>> BEGIN Dataset rows

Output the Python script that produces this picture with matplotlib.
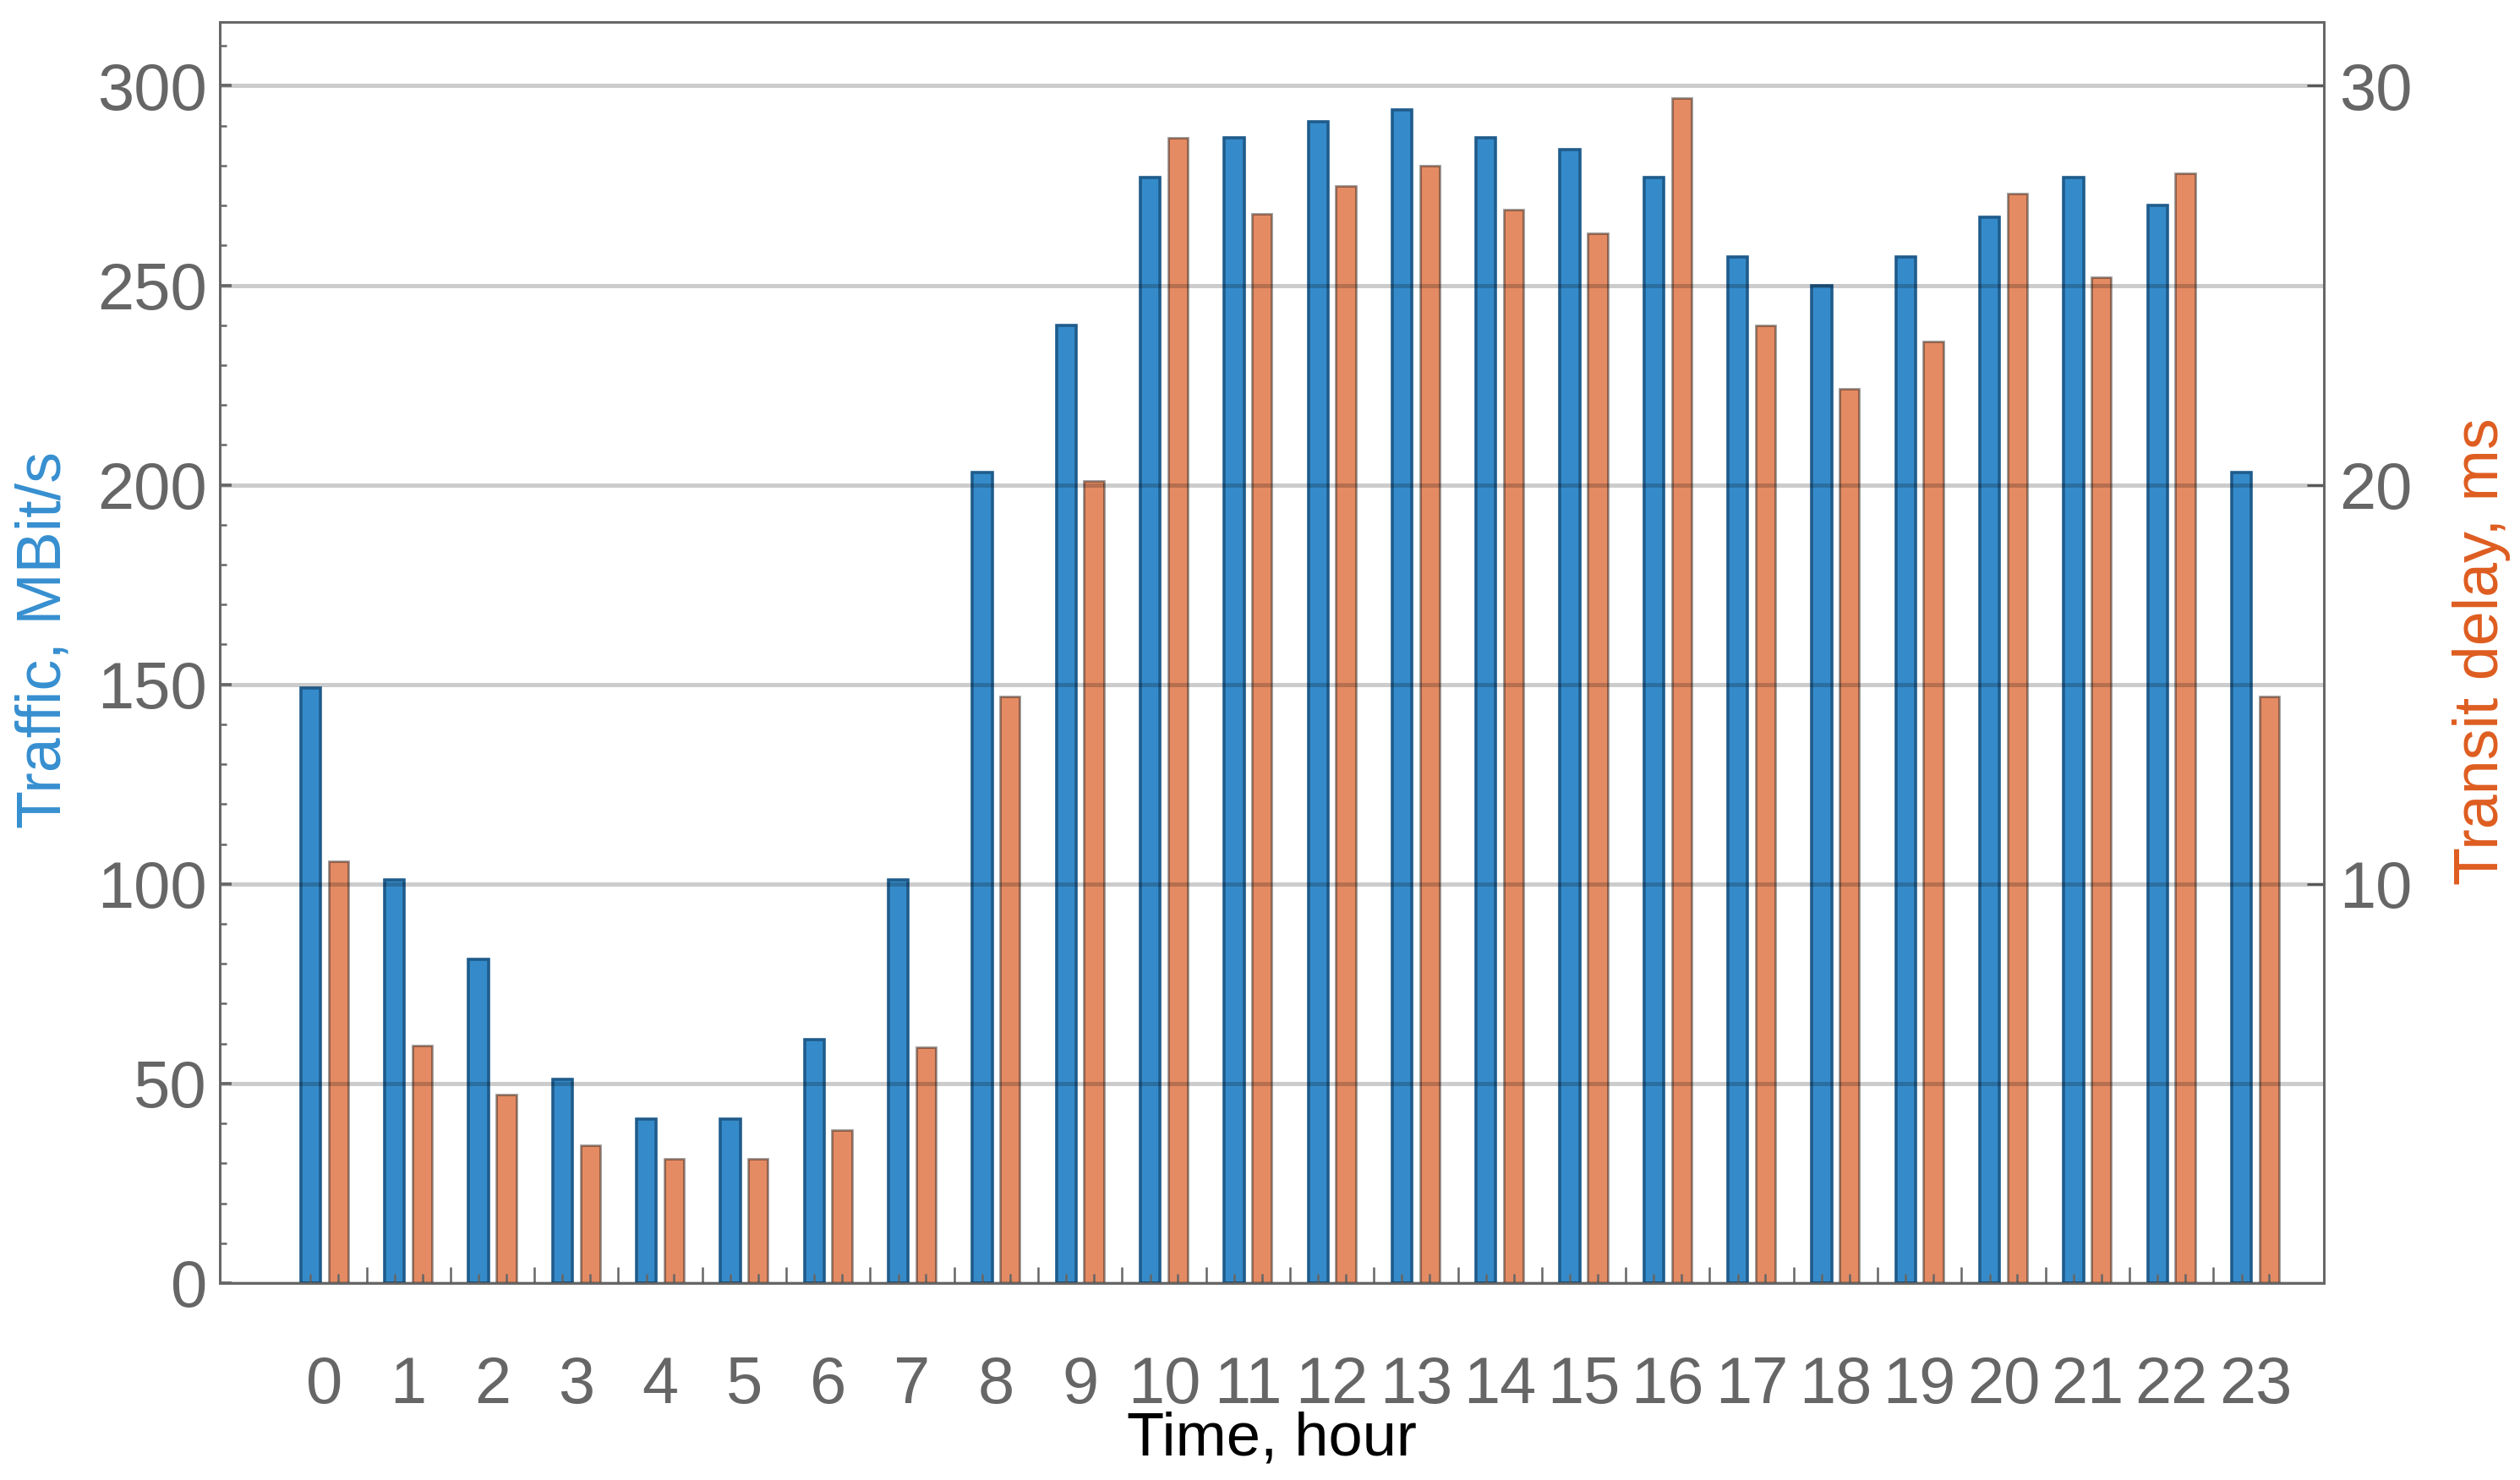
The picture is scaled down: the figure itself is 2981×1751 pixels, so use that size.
import numpy as np
import matplotlib.pyplot as plt
from matplotlib.ticker import MultipleLocator

hours = list(range(24))
traffic = [149, 101, 81, 51, 41, 41, 61, 101, 203, 240, 277, 287,
           291, 294, 287, 284, 277, 257, 250, 257, 267, 277, 270, 203]
delay = [10.56, 5.94, 4.73, 3.46, 3.12, 3.12, 3.84, 5.9, 14.7, 20.1, 28.7, 26.8,
         27.5, 28.0, 26.9, 26.3, 29.7, 24.0, 22.4, 23.6, 27.3, 25.2, 27.8, 14.7]

plt.rcParams['font.family'] = ['Liberation Sans', 'DejaVu Sans']
gray = '#666666'

fig = plt.figure(figsize=(14.905, 8.755), dpi=200)
ax = fig.add_axes([0.0872, 0.1331, 0.8351, 0.8521])
ax2 = ax.twinx()
# left axes on top so its grid and ticks overlay the orange bars too
ax.set_zorder(ax2.get_zorder() + 1)
ax.patch.set_visible(False)

x = np.arange(len(hours))
w = 0.235
off = 0.165
ax.bar(x - off, traffic, w, color='#358BCA', edgecolor='#1F5C8C', linewidth=1.3)
ax2.bar(x + off, delay, w, color='#E48B63', edgecolor=(0, 0, 0, 0.4), linewidth=1.0)

ax.set_xlim(-1.248, 23.82)
ax.set_ylim(0, 316)
ax2.set_ylim(0, 31.6)

# left axis
ax.yaxis.set_major_locator(MultipleLocator(50))
ax.yaxis.set_minor_locator(MultipleLocator(10))
ax.tick_params(axis='y', which='major', direction='in', length=5, width=1.3,
               color=gray, labelcolor=gray, labelsize=28, pad=5.4)
ax.tick_params(axis='y', which='minor', direction='in', length=2.9, width=0.9, color=gray)
ax.grid(axis='y', which='major', color='black', alpha=0.2, linewidth=1.8)

# x axis: group separators + bar centre ticks, labels on a secondary axis
ax.set_xticks(x[:-1] + 0.5)
ax.set_xticks(np.concatenate([x - off, x + off]), minor=True)
ax.tick_params(axis='x', which='major', direction='in', length=6.8, width=0.9,
               color=gray, labelbottom=False)
ax.tick_params(axis='x', which='minor', direction='in', length=3.8, width=0.9, color=gray)

sec = ax.secondary_xaxis('bottom')
sec.set_xticks(x, labels=[str(h) for h in hours])
sec.tick_params(length=0, labelsize=28, labelcolor=gray, pad=30.6)
sec.spines['bottom'].set_visible(False)

# right axis
ax2.set_yticks([10, 20, 30])
ax2.tick_params(axis='y', direction='in', length=7.2, width=1.0,
                color=gray, labelcolor=gray, labelsize=28, pad=6.5)

for a in (ax, ax2):
    for s in a.spines.values():
        s.set_color(gray)
        s.set_linewidth(1.0)

ax.text(-0.0837, 0.51, 'Traffic, MBit/s', transform=ax.transAxes, rotation=90,
        ha='center', va='center', color='#368FD0', fontsize=26.5)
ax.text(1.0747, 0.501, 'Transit delay, ms', transform=ax.transAxes, rotation=90,
        ha='center', va='center', color='#DE5D20', fontsize=26.5)
ax.text(0.5, -0.124, 'Time, hour', transform=ax.transAxes,
        ha='center', va='center', color='black', fontsize=26)

fig.savefig('out.png', dpi=200)
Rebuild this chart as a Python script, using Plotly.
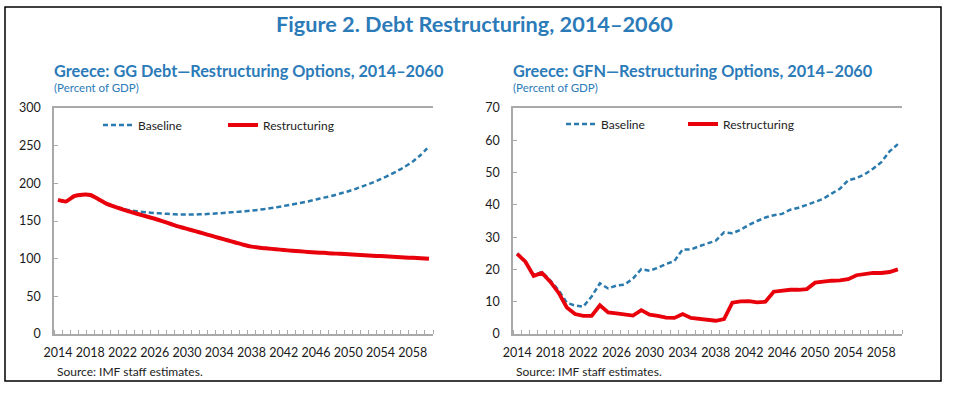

>> END Dataset rows

Exercise:
Give again, exactly, the lines from the start of the data through the one holding "length=3.8, width=0.9, color=gray)"; omit the pictures.

Reply:
Output the Python script that produces this picture with matplotlib.
The picture is scaled down: the figure itself is 2981×1751 pixels, so use that size.
import numpy as np
import matplotlib.pyplot as plt
from matplotlib.ticker import MultipleLocator

hours = list(range(24))
traffic = [149, 101, 81, 51, 41, 41, 61, 101, 203, 240, 277, 287,
           291, 294, 287, 284, 277, 257, 250, 257, 267, 277, 270, 203]
delay = [10.56, 5.94, 4.73, 3.46, 3.12, 3.12, 3.84, 5.9, 14.7, 20.1, 28.7, 26.8,
         27.5, 28.0, 26.9, 26.3, 29.7, 24.0, 22.4, 23.6, 27.3, 25.2, 27.8, 14.7]

plt.rcParams['font.family'] = ['Liberation Sans', 'DejaVu Sans']
gray = '#666666'

fig = plt.figure(figsize=(14.905, 8.755), dpi=200)
ax = fig.add_axes([0.0872, 0.1331, 0.8351, 0.8521])
ax2 = ax.twinx()
# left axes on top so its grid and ticks overlay the orange bars too
ax.set_zorder(ax2.get_zorder() + 1)
ax.patch.set_visible(False)

x = np.arange(len(hours))
w = 0.235
off = 0.165
ax.bar(x - off, traffic, w, color='#358BCA', edgecolor='#1F5C8C', linewidth=1.3)
ax2.bar(x + off, delay, w, color='#E48B63', edgecolor=(0, 0, 0, 0.4), linewidth=1.0)

ax.set_xlim(-1.248, 23.82)
ax.set_ylim(0, 316)
ax2.set_ylim(0, 31.6)

# left axis
ax.yaxis.set_major_locator(MultipleLocator(50))
ax.yaxis.set_minor_locator(MultipleLocator(10))
ax.tick_params(axis='y', which='major', direction='in', length=5, width=1.3,
               color=gray, labelcolor=gray, labelsize=28, pad=5.4)
ax.tick_params(axis='y', which='minor', direction='in', length=2.9, width=0.9, color=gray)
ax.grid(axis='y', which='major', color='black', alpha=0.2, linewidth=1.8)

# x axis: group separators + bar centre ticks, labels on a secondary axis
ax.set_xticks(x[:-1] + 0.5)
ax.set_xticks(np.concatenate([x - off, x + off]), minor=True)
ax.tick_params(axis='x', which='major', direction='in', length=6.8, width=0.9,
               color=gray, labelbottom=False)
ax.tick_params(axis='x', which='minor', direction='in', length=3.8, width=0.9, color=gray)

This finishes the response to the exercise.